Problem to solve: The lines from the top of the material through the line with "const seriesValues = [gastos, donana, pirineos];" are to be set down exactly. Leave the pictures out.

──────────

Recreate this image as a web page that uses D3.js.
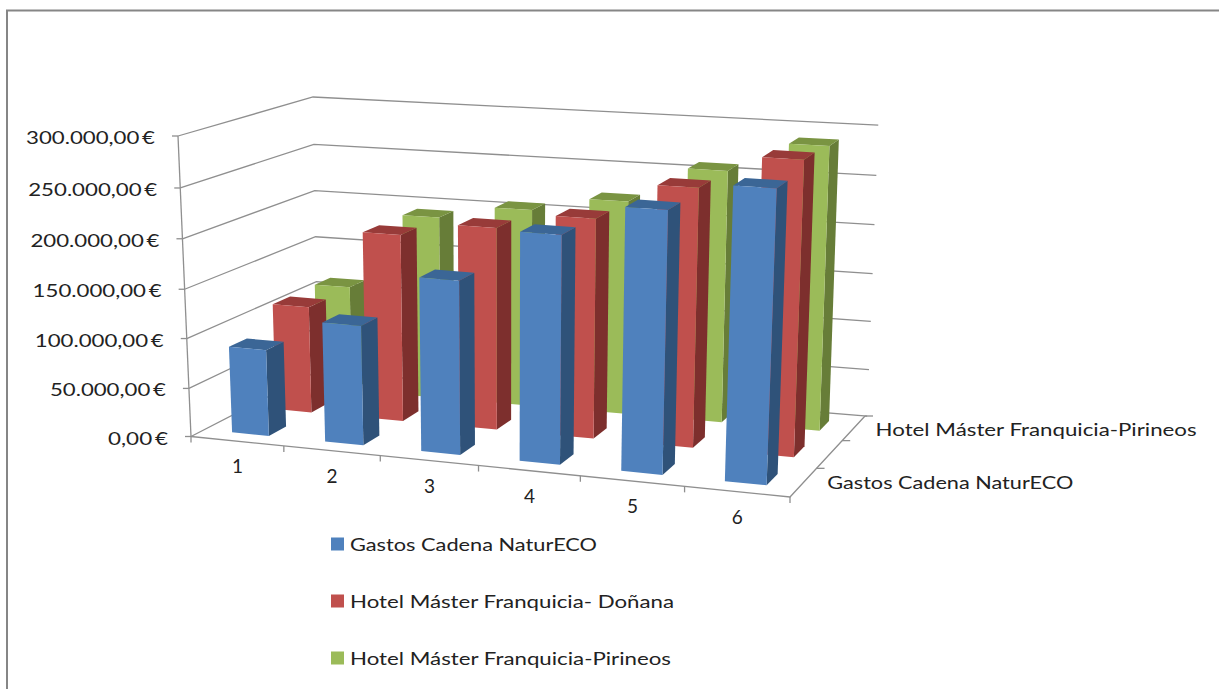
<!DOCTYPE html>
<html lang="es">
<head>
<meta charset="utf-8">
<title>Gastos por hotel</title>
<script src="https://cdn.jsdelivr.net/npm/d3@7"></script>
<style>
  html, body { margin: 0; padding: 0; background: #fff; }
  svg { display: block; }
  text { font-family: Lato, "Open Sans", sans-serif; fill: #222; }
</style>
</head>
<body>
<svg id="chart" width="1219" height="689"></svg>
<script>
// Chart data
const categories = ["1", "2", "3", "4", "5", "6"];
const seriesNames = ["Gastos Cadena NaturECO", "Hotel Máster Franquicia- Doñana", "Hotel Máster Franquicia-Pirineos"];
const gastos   = [88000, 121000, 174000, 226000, 257000, 284000];
const donana   = [111000, 193000, 207000, 223000, 260000, 293000];
const pirineos = [112000, 193000, 207000, 222000, 259000, 289000];
const valueTicks = [0, 50000, 100000, 150000, 200000, 250000, 300000];
const seriesValues = [gastos, donana, pirineos];

// Face colours per series: front, side, top
const faceColors = [
  { front: "#4f81bd", side: "#2f5279", top: "#3b6696" },
  { front: "#c0504d", side: "#7d2f2d", top: "#983b39" },
  { front: "#9bbb59", side: "#677d38", top: "#7a9442" }
];

// Box corners on screen: [x, y] for (left/right, front/back, floor/ceiling)
const box = {
  lf0: [191, 436.5], rf0: [790, 497], lb0: [318, 371], rb0: [865, 416],
  lf1: [178, 136],   rf1: [802, 179], lb1: [313, 97],  rb1: [876, 125]
};

// Normalised positions along each box edge; the steps widen toward the viewer
const xBoundary = d3.scaleLinear().domain(d3.range(7)).range([0, .155, .316, .48, .65, .824, 1]);
const zBoundary = d3.scaleLinear().domain([0, 1, 2, 3]).range([0, .354, .696, 1]);
const yScale = d3.scaleLinear().domain(valueTicks).range([0, .16, .326, .49, .658, .827, 1]);

// Trilinear placement inside the box
function project(u, v, w) {
  const mix = (a, b, t) => a + (b - a) * t;
  const at = k => {
    const f0 = mix(box.lf0[k], box.rf0[k], u), b0 = mix(box.lb0[k], box.rb0[k], u);
    const f1 = mix(box.lf1[k], box.rf1[k], u), b1 = mix(box.lb1[k], box.rb1[k], u);
    return mix(mix(f0, b0, w), mix(f1, b1, w), v);
  };
  return [at(0), at(1)];
}

const svg = d3.select("#chart");
const poly = pts => "M" + pts.map(p => p.join(",")).join("L") + "Z";
const gridColor = "#8f8f8f";

// Outer chart frame, open on the right and at the bottom
svg.append("path")
  .attr("d", "M7,689V10.5H1219")
  .attr("fill", "none").attr("stroke", "#868686").attr("stroke-width", 2);

// Walls: gridlines on the left and back planes, running just past the back corner
const walls = svg.append("g").attr("fill", "none").attr("stroke", gridColor).attr("stroke-width", 1.3);
valueTicks.forEach(val => {
  const v = yScale(val);
  walls.append("path").attr("d", d3.line()([project(0, v, 0), project(0, v, 1), project(1.004, v, 1)]));
  const p = project(0, v, 0);
  walls.append("path").attr("d", d3.line()([[p[0] - 6, p[1]], p]));
});

// Value axis, floor edges and tick marks
walls.append("path").attr("d", d3.line()([project(0, 0, 0), project(0, 1, 0)]));
walls.append("path").attr("d", d3.line()([project(0, 0, 0), project(1, 0, 0), project(1, 0, 1)]));
d3.range(7).forEach(i => {
  const p = project(xBoundary(i), 0, 0);
  walls.append("path").attr("d", d3.line()([p, [p[0], p[1] + 6]]));
});
d3.range(1, 4).forEach(j => {
  const p = project(1, 0, zBoundary(j));
  walls.append("path").attr("d", d3.line()([p, [p[0] + 8, p[1]]]));
});

// Bars, back row first so the nearer rows cover them
const barInset = 0.3;
const bars = [];
d3.range(2, -1, -1).forEach(j => {
  categories.forEach((c, i) => bars.push({ i, j, value: seriesValues[j][i] }));
});
const barGroups = svg.append("g").selectAll("g").data(bars).join("g");
barGroups.each(function (d) {
  const u0 = xBoundary(d.i + barInset), u1 = xBoundary(d.i + 1 - barInset);
  const z0 = zBoundary(d.j + barInset), z1 = zBoundary(d.j + 1 - barInset);
  const v = yScale(d.value);
  const colors = faceColors[d.j];
  const g = d3.select(this);
  g.append("path").attr("fill", colors.side)
    .attr("d", poly([project(u1, 0, z0), project(u1, 0, z1), project(u1, v, z1), project(u1, v, z0)]));
  g.append("path").attr("fill", colors.top)
    .attr("d", poly([project(u0, v, z0), project(u1, v, z0), project(u1, v, z1), project(u0, v, z1)]));
  g.append("path").attr("fill", colors.front)
    .attr("d", poly([project(u0, 0, z0), project(u1, 0, z0), project(u1, v, z0), project(u0, v, z0)]));
});

// Value labels, Spanish number format
const esLocale = d3.formatLocale({ decimal: ",", thousands: ".", grouping: [3], currency: ["", "\u2009€"] });
const euro = esLocale.format("$,.2f");
svg.append("g").selectAll("text").data(valueTicks).join("text")
  .attr("x", d => project(0, yScale(d), 0)[0] - 23)
  .attr("y", d => project(0, yScale(d), 0)[1] + 8)
  .attr("text-anchor", "end")
  .attr("font-size", 18)
  .attr("textLength", d => d === 0 ? 60 : d < 100000 ? 116 : 129)
  .attr("lengthAdjust", "spacingAndGlyphs")
  .text(d => euro(d));

// Category labels below the front edge
svg.append("g").selectAll("text").data(categories).join("text")
  .attr("x", (d, i) => project(xBoundary(i + 0.5), 0, 0)[0])
  .attr("y", (d, i) => project(xBoundary(i + 0.5), 0, 0)[1] + 32)
  .attr("text-anchor", "middle")
  .attr("font-size", 19)
  .text(d => d);

// Series labels beside the right floor edge; the middle one is skipped
const axisSeries = [
  { j: 0, width: 246, dx: 24, dy: 6 },
  { j: 2, width: 321, dx: 22, dy: 7.5 }
];
svg.append("g").selectAll("text").data(axisSeries).join("text")
  .attr("x", d => project(1, 0, zBoundary(d.j + 0.5))[0] + d.dx)
  .attr("y", d => project(1, 0, zBoundary(d.j + 0.5))[1] + d.dy)
  .attr("font-size", 18)
  .attr("textLength", d => d.width)
  .attr("lengthAdjust", "spacingAndGlyphs")
  .text(d => seriesNames[d.j]);

// Legend
const legendY = d3.scalePoint().domain(seriesNames).range([544, 658]);
const legendWidths = [247, 324, 321];
const legend = svg.append("g").selectAll("g").data(seriesNames).join("g")
  .attr("transform", d => `translate(331,${legendY(d)})`);
legend.append("rect")
  .attr("x", 0).attr("y", -6.5).attr("width", 13).attr("height", 13)
  .attr("fill", (d, j) => faceColors[j].front);
legend.append("text")
  .attr("x", 19).attr("y", 6.5)
  .attr("font-size", 18)
  .attr("textLength", (d, j) => legendWidths[j])
  .attr("lengthAdjust", "spacingAndGlyphs")
  .text(d => d);
</script>
</body>
</html>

──────────

Response to the exercise:
Recreate this image as a web page that uses D3.js.
<!DOCTYPE html>
<html lang="es">
<head>
<meta charset="utf-8">
<title>Gastos por hotel</title>
<script src="https://cdn.jsdelivr.net/npm/d3@7"></script>
<style>
  html, body { margin: 0; padding: 0; background: #fff; }
  svg { display: block; }
  text { font-family: Lato, "Open Sans", sans-serif; fill: #222; }
</style>
</head>
<body>
<svg id="chart" width="1219" height="689"></svg>
<script>
// Chart data
const categories = ["1", "2", "3", "4", "5", "6"];
const seriesNames = ["Gastos Cadena NaturECO", "Hotel Máster Franquicia- Doñana", "Hotel Máster Franquicia-Pirineos"];
const gastos   = [88000, 121000, 174000, 226000, 257000, 284000];
const donana   = [111000, 193000, 207000, 223000, 260000, 293000];
const pirineos = [112000, 193000, 207000, 222000, 259000, 289000];
const valueTicks = [0, 50000, 100000, 150000, 200000, 250000, 300000];
const seriesValues = [gastos, donana, pirineos];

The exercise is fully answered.